These are valid policy criticisms but not legal criticisms. Despite suggestions that agencies cannot change their minds, the Supreme Court has made clear that policy changes are permissible and expected, and agencies can reconsider prior interpretations to reflect new circumstances or a change in policy preferences. As discussed above, the IRS may ultimately read the statute differently or take the position that the ACA is ambiguous on the question of how an offer of employer-sponsored family coverage should be treated for purposes of premium tax credit eligibility. This view, that the statute is ambiguous, is supported by many diverse observers who have long noted that the statute is unclear on the question of the affordability test as it relates to family coverage.

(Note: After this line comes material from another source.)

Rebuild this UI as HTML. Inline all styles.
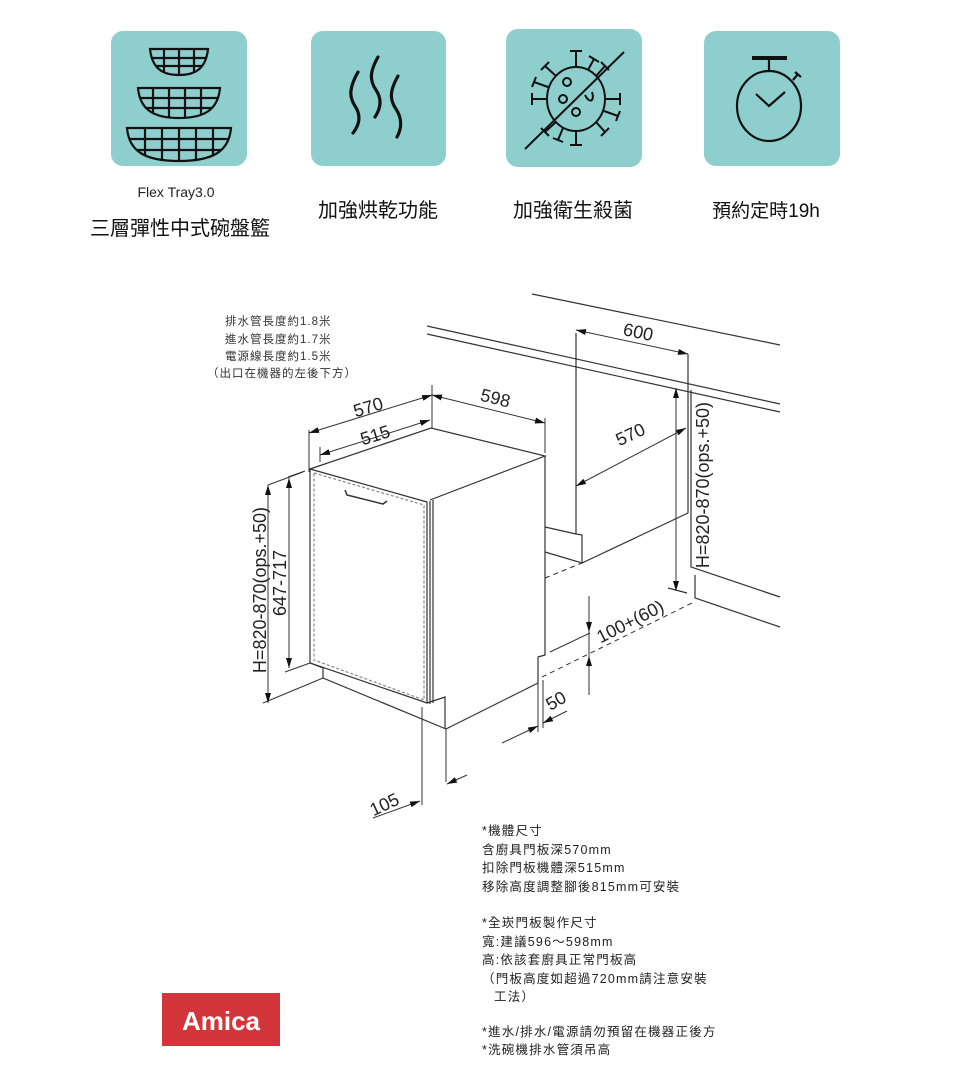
<!DOCTYPE html>
<html><head><meta charset="utf-8"><style>
html,body{margin:0;padding:0;background:#fff;}
body{width:960px;height:1086px;overflow:hidden;}
svg{display:block;}
text{font-family:"Liberation Sans","Noto Sans CJK TC",sans-serif;}
.cj{font-family:"Liberation Sans","Noto Sans CJK TC",sans-serif;}
</style></head><body>
<svg width="960" height="1086" viewBox="0 0 960 1086" xmlns="http://www.w3.org/2000/svg">
<defs>
<marker id="ar" viewBox="0 0 10 6" refX="10" refY="3" markerWidth="10" markerHeight="6" orient="auto-start-reverse" markerUnits="userSpaceOnUse"><path d="M0,0 L10,3 L0,6 z" fill="#111"/></marker>
<clipPath id="b1"><path d="M150,49 L208,49 C206,68 196,75 179,75 C162,75 152,68 150,49 Z"/></clipPath>
<clipPath id="b2"><path d="M138,88 L220,88 C218,110 204,118 179,118 C154,118 140,110 138,88 Z"/></clipPath>
<clipPath id="b3"><path d="M127,128 L231,128 C229,152 212,161 179,161 C146,161 129,152 127,128 Z"/></clipPath>
</defs>

<rect x="111" y="31" width="136" height="135" rx="12" fill="#8ecfce"/>
<rect x="311" y="31" width="135" height="135" rx="12" fill="#8ecfce"/>
<rect x="506" y="29" width="136" height="138" rx="12" fill="#8ecfce"/>
<rect x="704" y="31" width="136" height="135" rx="12" fill="#8ecfce"/>

<g stroke="#111" stroke-width="2.2" fill="none">
<g clip-path="url(#b1)"><path d="M150,58 H210 M150,66 H210 M164,45 V80 M179,45 V80 M194,45 V80"/></g>
<path d="M150,49 L208,49 C206,68 196,75 179,75 C162,75 152,68 150,49 Z"/>
<g clip-path="url(#b2)"><path d="M136,98 H222 M136,108 H222 M153,85 V120 M169,85 V120 M185,85 V120 M201,85 V120"/></g>
<path d="M138,88 L220,88 C218,110 204,118 179,118 C154,118 140,110 138,88 Z"/>
<g clip-path="url(#b3)"><path d="M125,139 H233 M125,150 H233 M145,125 V165 M162,125 V165 M179,125 V165 M196,125 V165 M213,125 V165"/></g>
<path d="M127,128 L231,128 C229,152 212,161 179,161 C146,161 129,152 127,128 Z"/>
</g>

<g stroke="#111" stroke-width="3.2" fill="none" stroke-linecap="round">
<path d="M358,72 C349,88 349,97 355,106 C361,115 360,124 353,133"/>
<path d="M378,57 C369,73 370,81 376,90 C382,99 381,108 375,117"/>
<path d="M398,76 C389,92 390,100 396,109 C402,118 402,128 397,137"/>
</g>

<g stroke="#111" stroke-width="2" fill="none">
<ellipse cx="576" cy="99" rx="29" ry="32"/>
<circle cx="567" cy="82" r="4"/><circle cx="563" cy="99" r="4"/><circle cx="576" cy="112" r="4"/>
<path d="M585,95 C590,105 595,100 592,92"/>
<path d="M576,67 V51 M570,51 H582"/>
<path d="M576,131 V145 M570,145 H582"/>
<path d="M547,99 H532 M532,93 V105"/>
<path d="M605,99 H620 M620,93 V105"/>
<path d="M556,76 L545,66 M541,70 L549,62"/>
<path d="M596,76 L605,66 M601,62 L609,70"/>
<path d="M556,122 L545,132 M541,128 L549,136"/>
<path d="M596,122 L605,132 M601,136 L609,128"/>
<path d="M548,87 L534,82 M536,77 L532,87"/>
<path d="M604,111 L618,116 M616,121 L620,111"/>
<path d="M563,128 L558,140 M553,138 L563,142"/>
<path d="M588,70 L594,59 M589,56 L599,62"/>
<path d="M525,149 L624,52"/>
</g>

<g stroke="#111" stroke-width="2.2" fill="none">
<ellipse cx="769" cy="106" rx="32" ry="35"/>
<path d="M752,58 H787" stroke-width="4"/>
<path d="M769,58 V71"/>
<path d="M793,80 L798,74 M795,72 L801,77"/>
<path d="M756,94 L769,106 L785,92"/>
</g>

<text x="176" y="197" font-size="14" text-anchor="middle" fill="#222">Flex Tray3.0</text>
<text x="180" y="235" font-size="20" text-anchor="middle" fill="#111" class="cj">三層彈性中式碗盤籃</text>
<text x="378" y="217" font-size="20" text-anchor="middle" fill="#111" class="cj">加強烘乾功能</text>
<text x="573" y="217" font-size="20" text-anchor="middle" fill="#111" class="cj">加強衛生殺菌</text>
<text x="766" y="217" font-size="19" text-anchor="middle" fill="#111" class="cj">預約定時19h</text>

<g font-size="11.5" fill="#333" letter-spacing="1">
<text x="225" y="325">排水管長度約1.8米</text>
<text x="225" y="343">進水管長度約1.7米</text>
<text x="225" y="360">電源線長度約1.5米</text>
<text x="207" y="377">（出口在機器的左後下方）</text>
</g>

<g stroke="#333" stroke-width="1.2" fill="none">
<path d="M532,294 L780,345"/>
<path d="M427,326 L780,404"/>
<path d="M427,334 L780,412"/>
<path d="M576,333 V534 L582,535 V563"/>
<path d="M545,527 L576,534"/>
<path d="M545,552 L582,563 L688,513"/>
<path d="M688,354 V513"/>
<path d="M691,390 V567 L780,597"/>
<path d="M695,575 V598 L780,627"/>
<path d="M668,588 L687,593"/>
</g>

<g stroke="#333" stroke-width="1.2" fill="none">
<path d="M310,469 L431,428 L545,456 L430,500"/>
<path d="M545,456 V655 L538,657 V683 L446,729"/>
<path d="M310,469 L427,502 V703 L310,663 Z"/>
<path d="M430,501 V704 M433,500 V703"/>
<path d="M314,473 L424,505 V700 L314,660 Z" stroke-dasharray="3 2" stroke="#888"/>
<path d="M310,663 L323,668 V678 L446,729"/>
<path d="M427,703 L445,697 V729"/>
<path d="M345,490 L347,495 L383,504 L387,501" stroke-width="1.5"/>
</g>

<g stroke="#333" stroke-width="1" fill="none">
<path d="M309,430 V472 M432,385 V428 M320,447 V462 M545,418 V453"/>
<path d="M263,703 L323,678 M268,485 L303,472 M285,672 L310,663 M288,477 L305,471"/>
<path d="M422,707 V805 M446,729 V782"/>
<path d="M538,683 V732 M543,680 V728"/>
<path d="M589,596 V695"/>
<path d="M550,652 L590,633"/>
<path d="M545,578 L582,563 M542,677 L692,603" stroke-dasharray="5 4"/>
<path d="M309,433 L432,395" marker-start="url(#ar)" marker-end="url(#ar)"/>
<path d="M320,455 L430,420" marker-start="url(#ar)" marker-end="url(#ar)"/>
<path d="M432,395 L545,423" marker-start="url(#ar)" marker-end="url(#ar)"/>
<path d="M576,330 L688,354" marker-start="url(#ar)" marker-end="url(#ar)"/>
<path d="M576,486 L686,428" marker-start="url(#ar)" marker-end="url(#ar)"/>
<path d="M676,388 V591" marker-start="url(#ar)" marker-end="url(#ar)"/>
<path d="M268,485 V703" marker-start="url(#ar)" marker-end="url(#ar)"/>
<path d="M289,478 V668" marker-start="url(#ar)" marker-end="url(#ar)"/>
<path d="M589,596 V632" marker-end="url(#ar)"/>
<path d="M589,695 V656" marker-end="url(#ar)"/>
<path d="M502,743 L538,726" marker-end="url(#ar)"/>
<path d="M567,711 L543,723" marker-end="url(#ar)"/>
<path d="M373,818 L420,801" marker-end="url(#ar)"/>
<path d="M467,775 L447,784" marker-end="url(#ar)"/>
</g>

<g font-size="18" fill="#222">
<text x="370" y="413" text-anchor="middle" transform="rotate(-17 370 413)">570</text>
<text x="377" y="441" text-anchor="middle" transform="rotate(-17 377 441)">515</text>
<text x="494" y="404" text-anchor="middle" transform="rotate(14 494 404)">598</text>
<text x="637" y="338" text-anchor="middle" transform="rotate(12 637 338)">600</text>
<text x="633" y="440" text-anchor="middle" transform="rotate(-25 633 440)">570</text>
<text x="633" y="627" text-anchor="middle" transform="rotate(-27 633 627)">100+(60)</text>
<text x="559" y="706" text-anchor="middle" transform="rotate(-30 559 706)">50</text>
<text x="387" y="810" text-anchor="middle" transform="rotate(-25 387 810)">105</text>
<text x="0" y="0" text-anchor="middle" transform="translate(266 590) rotate(-90)">H=820-870(ops.+50)</text>
<text x="0" y="0" text-anchor="middle" transform="translate(286 583) rotate(-90)">647-717</text>
<text x="0" y="0" text-anchor="middle" transform="translate(709 485) rotate(-90)">H=820-870(ops.+50)</text>
</g>

<g font-size="12.5" fill="#222" letter-spacing="1.2" class="cj">
<text x="482" y="835">*機體尺寸</text>
<text x="482" y="854">含廚具門板深570mm</text>
<text x="482" y="872">扣除門板機體深515mm</text>
<text x="482" y="891">移除高度調整腳後815mm可安裝</text>
<text x="482" y="927">*全崁門板製作尺寸</text>
<text x="482" y="946">寬:建議596～598mm</text>
<text x="482" y="964">高:依該套廚具正常門板高</text>
<text x="482" y="983">（門板高度如超過720mm請注意安裝</text>
<text x="494" y="1001">工法）</text>
<text x="482" y="1036">*進水/排水/電源請勿預留在機器正後方</text>
<text x="482" y="1054">*洗碗機排水管須吊高</text>
</g>

<rect x="162" y="993" width="118" height="53" fill="#d3363a"/>
<text x="221" y="1030" font-size="26" font-weight="bold" fill="#fff" text-anchor="middle">Amica</text>
</svg>
</body></html>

In considering whether to reinterpret the family glitch, the Biden administration will surely weigh these factors as well as the need to expand access to affordable coverage, promote financial security, and respond to the COVID-19 crisis. The fix described above could bring significant financial relief to many working families who are currently paying more than 10 percent of their income towards premiums alone. Indeed, the disproportionate impact of the family glitch on low-income children, in particular, is among the reasons why the U.S. Government Accountability Office previously recommended that the IRS explore an alternative interpretation. The change would also be beneficial for the ACA risk pool, reducing overall marketplace premiums by, on average, 1 percent as new younger, healthier people enroll.